Uma consequência muito negativa dessa estratégia de se esconder atrás de opiniões indiscutíveis é a divisão implícita do mundo em duas partes: para muitos críticos do aborto, por exemplo, só é possível estar do lado deles ou ser um assassino de bebês inocentes (é curioso notar, no entanto, que muitos opositores do aborto são também defensores da pena de morte); da mesma maneira, ao se denominar “pró-escolha”, o movimento que defende o direito ao aborto sugere que seus críticos são inimigos da liberdade. Mas nem mesmo o mais ferrenho defensor do direito ao aborto é favorável à liberdade absoluta.


Embora a estratégia de escolher palavras indiscutíveis funcione muitas vezes, quando usada em um público-alvo pouco atento ou desinformado, não se pode basear uma discussão séria no senso comum.
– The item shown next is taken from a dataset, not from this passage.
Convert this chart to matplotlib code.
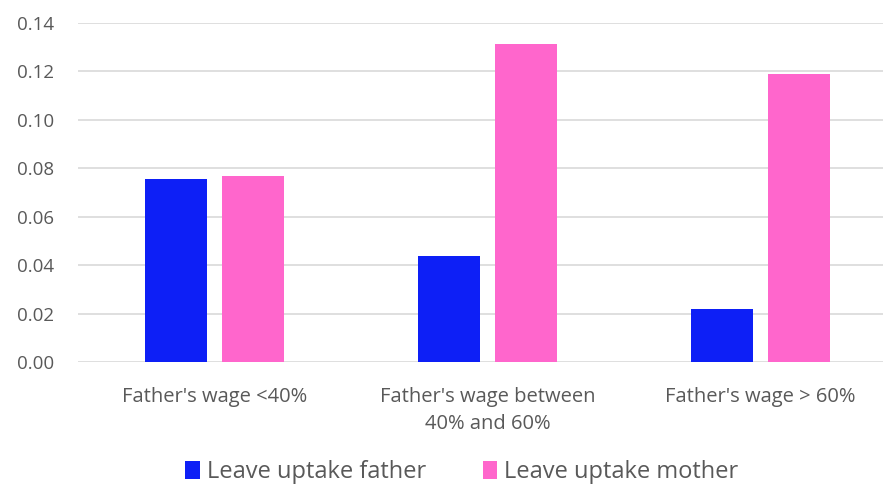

É ingênuo imaginar que, ao mudar algumas palavras-chave, torna-se possível fazer todas as pessoas concordarem com uma opinião. Sempre haverá discordância; e a única maneira honesta de lidar com ela é aceitá-la como algo natural, tentar entender os motivos que levam as pessoas a discordar de uma determinada opinião e apresentar argumentos sólidos para defendê-la. Fingir que se defende um valor universal é uma atitude falsa, covarde e que só funciona com pessoas despreparadas.